What Are Common Stability Failures and Their Root Causes?
Several failure modes occur repeatedly across the supplement and cosmetic industries. Oxidative degradation is the most common cause of active ingredient loss, particularly affecting compounds such as Vitamin C (ascorbic acid), Vitamin E (tocopherols), omega-3 fatty acids, and polyphenols including curcumin and resveratrol. Exposure to oxygen, transition metals, light, and elevated temperatures accelerates oxidation. Emulsion instability manifests as creaming, flocculation, coalescence, or complete phase separation in liquid and semi-solid products. Root causes include inadequate emulsifier selection, incorrect HLB (hydrophilic-lipophilic balance) matching, electrolyte contamination, or temperature cycling during storage and distribution. Moisture-mediated degradation affects hygroscopic ingredients that absorb ambient moisture, leading to caking, hardening, discoloration, or increased microbial growth in solid dosage forms. Preservative failure occurs when the antimicrobial system proves insufficient to control microbial growth under real-world conditions, often because preservative efficacy was not re-evaluated after formulation changes or because the preservative partitions into the oil phase of an emulsion, leaving the aqueous phase unprotected.
How Can Computational Tools Predict Stability Issues?
Emerging computational approaches are supplementing traditional physical stability testing by identifying potential failure modes before products are manufactured. Molecular dynamics simulations can model the thermodynamic stability of emulsion interfaces, predicting whether a surfactant system will maintain phase stability over time. Quantum chemical calculations can evaluate the oxidation potential of active ingredients and predict which compounds are most susceptible to degradation under specific pH and temperature conditions. Machine learning models trained on historical stability datasets can identify correlations between formulation variables and stability outcomes, flagging high-risk ingredient combinations before physical testing begins. These computational tools do not replace regulatory-required physical stability studies, but they dramatically reduce the number of formulation iterations that fail during stability testing. By screening out unstable candidates computationally, formulators can invest their physical testing resources in formulations with a higher probability of success, reducing both development cost and time to market.
How Should Brands Interpret and Use Stability Data?

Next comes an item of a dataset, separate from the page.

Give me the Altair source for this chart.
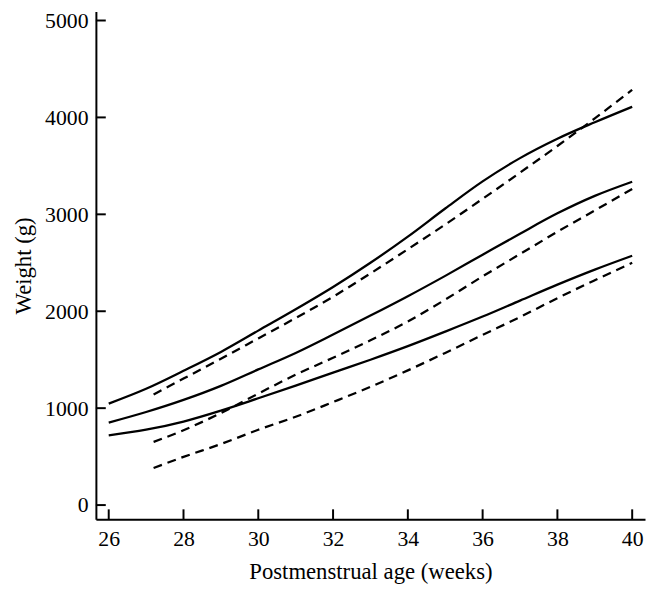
import altair as alt
import pandas as pd

# ---- data ----
weeks_solid = [26, 27, 28, 29, 30, 31, 32, 33, 34, 35, 36, 37, 38, 39, 40]
upper_solid = [1047, 1200, 1385, 1580, 1800, 2020, 2250, 2500, 2770, 3060, 3340, 3580, 3780, 3950, 4110]
middle_solid = [851, 960, 1085, 1230, 1400, 1570, 1760, 1955, 2155, 2365, 2583, 2800, 3010, 3190, 3336]
lower_solid = [720, 778, 862, 975, 1102, 1232, 1367, 1500, 1640, 1790, 1945, 2110, 2275, 2430, 2573]

weeks_dashed = [27.2, 28, 29, 30, 31, 32, 33, 34, 35, 36, 37, 38, 39, 40]
upper_dashed = [1142, 1305, 1510, 1720, 1930, 2150, 2390, 2640, 2895, 3160, 3430, 3705, 3990, 4285]
middle_dashed = [652, 772, 950, 1150, 1345, 1520, 1700, 1895, 2120, 2360, 2590, 2820, 3040, 3262]
lower_dashed = [382, 497, 630, 777, 911, 1063, 1220, 1390, 1570, 1756, 1940, 2135, 2320, 2500]

x_ticks = [26, 28, 30, 32, 34, 36, 38, 40]
y_ticks = [0, 1000, 2000, 3000, 4000, 5000]

x_title = "Postmenstrual age (weeks)"
y_title = "Weight (g)"

# ---- tables ----
rows = []
for name, vals in [("upper", upper_solid), ("middle", middle_solid), ("lower", lower_solid)]:
    for w, v in zip(weeks_solid, vals):
        rows.append({"week": w, "weight": v, "series": name + "_solid"})
solid_df = pd.DataFrame(rows)

rows = []
for name, vals in [("upper", upper_dashed), ("middle", middle_dashed), ("lower", lower_dashed)]:
    for w, v in zip(weeks_dashed, vals):
        rows.append({"week": w, "weight": v, "series": name + "_dashed"})
dashed_df = pd.DataFrame(rows)

xt_df = pd.DataFrame({"week": x_ticks})
yt_df = pd.DataFrame({"weight": y_ticks})

PLOT_W, PLOT_H = 556, 514
FONT = "Liberation Serif"

x_scale = alt.Scale(domain=[25.657, 40.343], nice=False, zero=False)
y_scale = alt.Scale(domain=[-146, 5092], nice=False, zero=False)

x_axis = alt.Axis(
    values=x_ticks, title=x_title, ticks=False, tickSize=0, grid=False,
    labelPadding=10, labelBaseline="top", labelFlush=False, format="d",
    titleX=PLOT_W / 2, titleY=60, titleBaseline="alphabetic", titleAlign="center",
)
y_axis = alt.Axis(
    values=y_ticks, title=y_title, ticks=False, tickSize=0, grid=False,
    labelPadding=8, labelFlush=False, format="d",
    titleX=-66, titleY=PLOT_H / 2, titleBaseline="alphabetic", titleAlign="center", titleAngle=270,
)

X = alt.X("week:Q", scale=x_scale, axis=x_axis, title=x_title)
Y = alt.Y("weight:Q", scale=y_scale, axis=y_axis, title=y_title)

solid = alt.Chart(solid_df).mark_line(
    color="black", strokeWidth=2.3, interpolate="monotone", strokeCap="butt"
).encode(x=X, y=Y, detail="series:N")

dashed = alt.Chart(dashed_df).mark_line(
    color="black", strokeWidth=2.3, interpolate="monotone", strokeDash=[9, 6], strokeCap="butt"
).encode(x=X, y=Y, detail="series:N")

xticks = alt.Chart(xt_df).mark_rule(color="black", strokeWidth=2).encode(
    x=X,
    y=alt.value(PLOT_H),
    y2=alt.value(PLOT_H - 10),
)

yticks = alt.Chart(yt_df).mark_rule(color="black", strokeWidth=2).encode(
    y=Y,
    x=alt.value(0),
    x2=alt.value(10),
)

chart = alt.layer(solid, dashed, xticks, yticks).properties(
    width=PLOT_W,
    height=PLOT_H,
    autosize=alt.AutoSizeParams(type="none"),
    padding={"left": 89, "top": 0, "right": 1, "bottom": 65},
).configure_view(
    stroke=None
).configure_axis(
    domainColor="black",
    domainWidth=2,
    labelFont=FONT,
    labelFontSize=22,
    labelColor="black",
    titleFont=FONT,
    titleFontSize=23,
    titleFontWeight="normal",
    titleColor="black",
)

chart.save("out.html", embed_options={"renderer": "svg", "actions": False})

Stability data interpretation requires understanding the concept of specification limits and trend analysis. A product passes stability testing only if all monitored parameters remain within their predefined specification limits at every time point. However, a product that technically passes at each time point but shows a consistent downward trend in active ingredient content may fail before the end of its proposed shelf life. Statistical analysis using regression models can extrapolate degradation curves to predict the earliest point at which a parameter is expected to fall outside specification. The ICH guidelines recommend that shelf life be established at the point where the 95% confidence interval of the degradation curve intersects the specification limit, providing a statistical margin of safety. Brands should request complete stability reports from their contract manufacturers and review not just pass/fail results but the actual numerical data at each time point to assess degradation trends that may affect product performance before the stated expiration date.